People walk past a branch of the Capital One Bank on April 17, 2019 in New York City.
Johannes Eisele/AFP/Getty Images
People walk past a branch of the Capital One Bank on April 17, 2019 in New York City.

Editor’s Note: Marc Rotenberg is president of the Electronic Privacy Information Center, a non-partisan research center in Washington, DC. The opinions expressed in this commentary are his own.

Just as members of Congress head off for the August recess, Capital One customers are receiving news that a criminal hacker gained access to their credit card application data, including Social Security numbers, bank account numbers, names, home addresses, credit scores, credit limits and balances. The breach impacted 106 million Capital One customers. This is one of the largest breaches of personal data held by a financial institution in US history. And this data breach makes identity theft and financial fraud possible.

According to the Federal Trade Commission, data security problems are getting worse. The FTC received nearly three million complaints from consumers in 2018. Consumer fraud was up 38% from the year before, costing consumers $1.48 billion in the past year. Identity theft consistently ranks among the top consumer complaints made to the FTC. There was a 24% increase last year in identity theft reports that involved credit card fraud on new accounts.

When the first wave of data breaches hit US financial institutions in 2011, we warned Congress that a lot more needs to be done to safeguard personal data held by US companies or else these problems will get worse. I told the Senate, “financial privacy protections need to be strengthened in the United States.”

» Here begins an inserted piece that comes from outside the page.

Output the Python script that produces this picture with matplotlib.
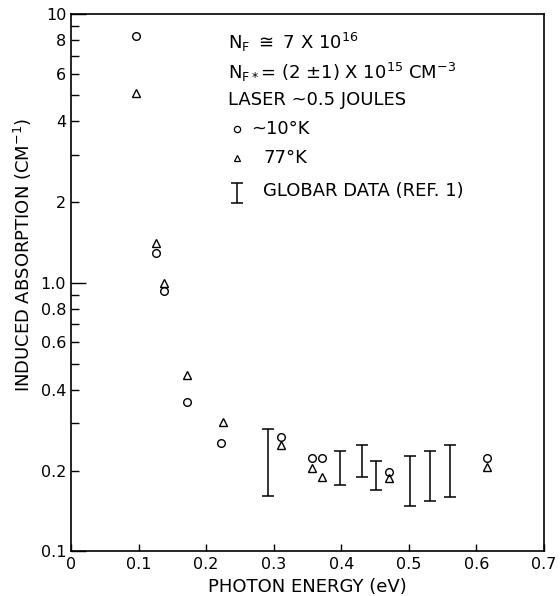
import matplotlib
matplotlib.use("Agg")
import matplotlib.pyplot as plt
from matplotlib.ticker import FixedLocator, FixedFormatter, NullFormatter

plt.rcParams['font.family'] = ['DejaVu Sans']
plt.rcParams['mathtext.default'] = 'regular'

# ~10 K (circles)
x_10k = [0.096, 0.126, 0.137, 0.171, 0.222, 0.311, 0.357, 0.371, 0.470, 0.615]
y_10k = [8.28, 1.29, 0.93, 0.36, 0.253, 0.267, 0.222, 0.222, 0.197, 0.223]

# 77 K (triangles)
x_77k = [0.096, 0.126, 0.137, 0.171, 0.225, 0.311, 0.357, 0.371, 0.470, 0.615]
y_77k = [5.1, 1.41, 1.0, 0.452, 0.303, 0.248, 0.204, 0.190, 0.187, 0.207]

# Globar data (ref. 1): ranges
x_glob = [0.291, 0.398, 0.431, 0.452, 0.501, 0.531, 0.561]
lo_glob = [0.161, 0.177, 0.189, 0.169, 0.148, 0.154, 0.159]
hi_glob = [0.285, 0.236, 0.248, 0.218, 0.226, 0.236, 0.248]

x_ticks = [0, 0.1, 0.2, 0.3, 0.4, 0.5, 0.6, 0.7]
x_labels = ['0', '0.1', '0.2', '0.3', '0.4', '0.5', '0.6', '0.7']
y_major = [0.1, 1.0, 10]
y_major_labels = ['0.1', '1.0', '10']
y_minor = [0.2, 0.3, 0.4, 0.5, 0.6, 0.7, 0.8, 0.9, 2, 3, 4, 5, 6, 7, 8, 9]
y_minor_labels = ['0.2', '', '0.4', '', '0.6', '', '0.8', '', '2', '', '4', '', '6', '', '8', '']

fig = plt.figure(figsize=(5.6, 5.96), dpi=100)
ax = fig.add_axes([0.1268, 0.0747, 0.8446, 0.9018])

ax.set_yscale('log')
ax.set_xlim(0, 0.7)
ax.set_ylim(0.1, 10)

ax.plot(x_10k, y_10k, 'o', mfc='none', mec='black', ms=5.5, mew=1.0)
ax.plot(x_77k, y_77k, '^', mfc='none', mec='black', ms=6, mew=1.0)

yerr = [[0] * len(x_glob), [h - l for h, l in zip(hi_glob, lo_glob)]]
ax.errorbar(x_glob, lo_glob, yerr=yerr, fmt='none', ecolor='black',
            elinewidth=1.1, capsize=4, capthick=1.1)

ax.set_xticks(x_ticks)
ax.set_xticklabels(x_labels)
ax.yaxis.set_major_locator(FixedLocator(y_major))
ax.yaxis.set_major_formatter(FixedFormatter(y_major_labels))
ax.yaxis.set_minor_locator(FixedLocator(y_minor))
ax.yaxis.set_minor_formatter(FixedFormatter(y_minor_labels))
ax.xaxis.set_minor_formatter(NullFormatter())

ax.tick_params(axis='x', direction='in', length=5, width=1, labelsize=11.5, pad=4)
ax.tick_params(axis='y', which='major', direction='in', length=11, width=1, labelsize=11.5)
ax.tick_params(axis='y', which='minor', direction='in', length=6, width=1, labelsize=11.5)
for s in ax.spines.values():
    s.set_linewidth(1.2)

ax.set_xlabel('PHOTON ENERGY (eV)', fontsize=13, labelpad=4)
ax.set_ylabel('INDUCED ABSORPTION (CM$^{-1}$)', fontsize=13)
ax.yaxis.set_label_coords(-0.078, 0.552)

# annotation block (axes coordinates)
fs = 13
tr = ax.transAxes
ax.text(0.332, 0.948, r'N$_F$ $\cong$ 7 X 10$^{16}$', transform=tr, fontsize=fs, va='center')
ax.text(0.332, 0.892, r'N$_{F*}$= (2 $\pm$1) X 10$^{15}$ CM$^{-3}$', transform=tr, fontsize=fs, va='center')
ax.text(0.332, 0.840, 'LASER ~0.5 JOULES', transform=tr, fontsize=fs, va='center')
ax.plot([0.350], [0.786], 'o', transform=tr, mfc='none', mec='black', ms=4.5, mew=0.9)
ax.text(0.380, 0.786, '~10°K', transform=tr, fontsize=fs, va='center')
ax.plot([0.350], [0.732], '^', transform=tr, mfc='none', mec='black', ms=4.5, mew=0.9)
ax.text(0.406, 0.732, '77°K', transform=tr, fontsize=fs, va='center')
ax.errorbar([0.350], [0.648], yerr=[[0], [0.037]], transform=tr, fmt='none',
            ecolor='black', elinewidth=1.1, capsize=4, capthick=1.1)
ax.text(0.406, 0.670, 'GLOBAR DATA (REF. 1)', transform=tr, fontsize=fs, va='center')

fig.savefig('out.png', dpi=100)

Over the last several years, we have witnessed foreign adversaries, in addition to criminal hackers, target financial records, health records, Social Security numbers, and other personal details collected by US companies. When we learned of a breach at the Office of Personnel Management in June 2015 that compromised 22.5 million records, including sensitive background information and the digitized fingerprints of more than 5 million federal employees, it became clear that data protection is today a matter of national security.

We urged Congress to update federal privacy laws and to establish a data protection agency to address growing consumer concern about the misuse of their personal data. But Congress ignored our warnings. Meanwhile, the European Union established the European General Data Protection Regulation in 2018, which established a comprehensive approach to privacy protection. There are clear limits on the collection and use of personal data, strong security obligations and requirements for prompt notification of a data breach. The Europeans also have agencies with specific expertise and authority for data protection, not like in the United States where agencies, such as the FTC, treat privacy oversight as one of several responsibilities. Financial fraud and identity theft remain a concern in Europe, but the risks are much less severe.

US firms that collect financial data on US consumers should also ensure that credit monitoring services are available to all their customers at no cost. It is unreasonable to expect consumers to bear the cost of lax security practices. Next, credit reporting agencies should change the default on access to credit reports by third parties. Instead of the current setting, which allows virtually anyone to pull someone’s credit report, credit reporting agencies should establish a credit freeze for all disclosures. Consumers would still retain the ability to disclose their report when they choose to do so.

We also need new privacy enhancing techniques that minimize the dependence on personal information, such as Social Security numbers and dates of birth, that open the door to data breach and identity theft. Techniques that separate one’s identity from authentication, that minimize the use of their personal data and that anticipate the risk of breach reduce costs for companies and consumers.

But little of this will happen until Congress steps up and passes privacy legislation to safeguard consumers. Congress needs to update federal privacy laws, to establish meaningful oversight and to encourage business practices that are more resilient when breaches occur.

Many states recognize the problem. Just last week New York Governor Andrew Cuomo signed the SHIELD Act to update the state’s data breach law. And the California Consumer Privacy Act, which goes into force next year, establishes important standards for privacy protection.

Congress should enact a federal baseline law that will raise data protection standards across the country and also allow states to continue to develop stronger protections if they choose. Congress also needs to create a data protection agency to take on the challenges ahead. The failure to update privacy law will burden US consumers and businesses.

Congress has a lot of work to do. This is not the time to go to the beach.